If approved, the final version of Comcast’s 15-year franchise agreement with the city will make the internet more accessible to tens of thousands of low-income Philadelphians.
All parties — City Council, Comcast and local activists — are championing the contract as huge win for Philadelphia.
Yesterday afternoon, after hours of delay, City Council’s public property committee approved the proposed agreement, paving the way for the contract to be approved by all of City Council next week. It’s happening at the last possible moment: they’ll vote on the bill at the last Council meeting of the year.
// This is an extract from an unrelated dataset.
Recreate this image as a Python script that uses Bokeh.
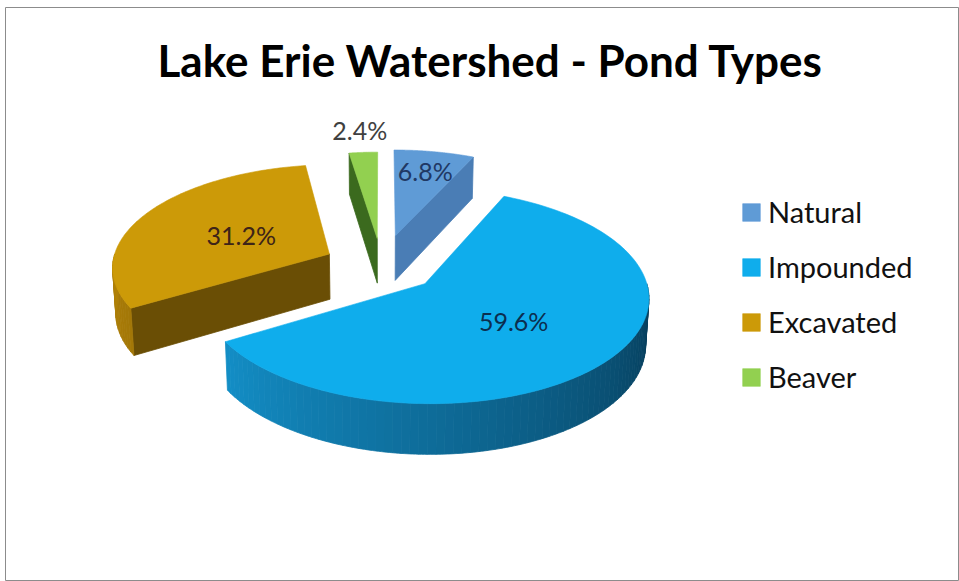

“If this agreement is implemented the way that we have discussed, it will prove to the world that Comcast has put Philadelphia first, and that’s what we want and what we demand,” said Councilman Bobby Henon, who leads the public property committee and has been running the Council hearings on the issue.
The big changes from the initial contract draft, announced in late October, include a number of provisions that aim to make internet more accessible for low-income Philadelphians. It’s a show of what the city and activists were able to get done: When the Comcast franchise talks began, Comcast emphasized that the contract was about cable and not internet service.
“This cable television franchise renewal pertains solely to the delivery of our cable television service in Philadelphia,” a Comcast spokeswoman said back in April. “It does not apply to Internet access, telecom policy, or other unrelated issues.”
But activists, along with City Council, increasingly focused on internet access as the franchise talks went on, especially at the most recent hearing last Tuesday.
Here’s a look at the digital access initiatives that are part of the proposed contract:
- For five years, Internet Essentials, Comcast’s low-cost internet service, will be available to those who do not have children as part of a new program where a nonprofit, backed by a $250,000 grant from Comcast, will subsidize the cost of the service.
- For five years, Comcast will eliminate the “90-day window,” which required customers applying for Comcast’s low-cost Internet Essentials service to not have Comcast service for 90 days. This was a major issue that activists and Council zeroed in on during the last Council hearing. The city will pay for two-thirds ($20) of the cost of Internet Essentials for each customer that signs up as part of the so-called 90-day amnesty program. (After five years, the city will re-assess how to move forward, a Comcast spokeswoman said.)
- Comcast will pilot all of its new Internet Essentials programs here in Philadelphia. (It launched a pilot of senior citizens in Florida earlier this year, for example.)
- Comcast will pilot Internet Essentials for senior citizens.
Hannah Sassaman, the Media Mobilizing Project organizer who has been leading the activist charge during the franchise talks, struck a similar tone, saying that, if the agreement passes, “Philadelphia [will have] secured the strongest communications franchise in the country in so many ways.”
Comcast spokeswoman Jennifer Bilotta called it “an unprecedented renewal,” adding: “We are thrilled to have reached an agreement with the City and look forward to final passage next week. The commitments we have made reflect our dedication to our hometown.”
Other additions to the contract include Comcast working with the School District on tech curriculum and a goal of hiring 50 to 100 students from the District’s Career and Technical Education program, as well as a promise to pay Comcast workers prevailing wage (about $12.50/hour, lower than the $15/hour that activists lobbied for).
Click here for an executive summary and a link to the full text of the bill.
One organization that didn’t make out as well as it had hoped for was PhillyCAM, the community video organization. Under the new agreement, it will receive, annually, about $100,000 less than the previous franchise agreement, said PhillyCAM’s Gretjen Clausing. That’ll mean cutting its staff and programs in the coming years.
“It’s not a really happy ending for a 27-year battle,” Clausing said, referring to the fact that activists fought for nearly three decades to get funding for PhillyCAM through the Comcast franchise.
The negotiation process, which has taken the better part of a year, has been grueling, not least of all for lead city negotiator Adel Ebeid, the city’s Chief Innovation Officer who had it especially hard during Council’s marathon, seven-hour hearing last month.
“For the last six months, this has been my life,” Ebeid said to us earlier this week. “Not pretty.”
But at yesterday’s hearing, he seemed satisfied with the contract: “This truly represents the best deal that the City of Philadelphia can get at this time,” he said to Council.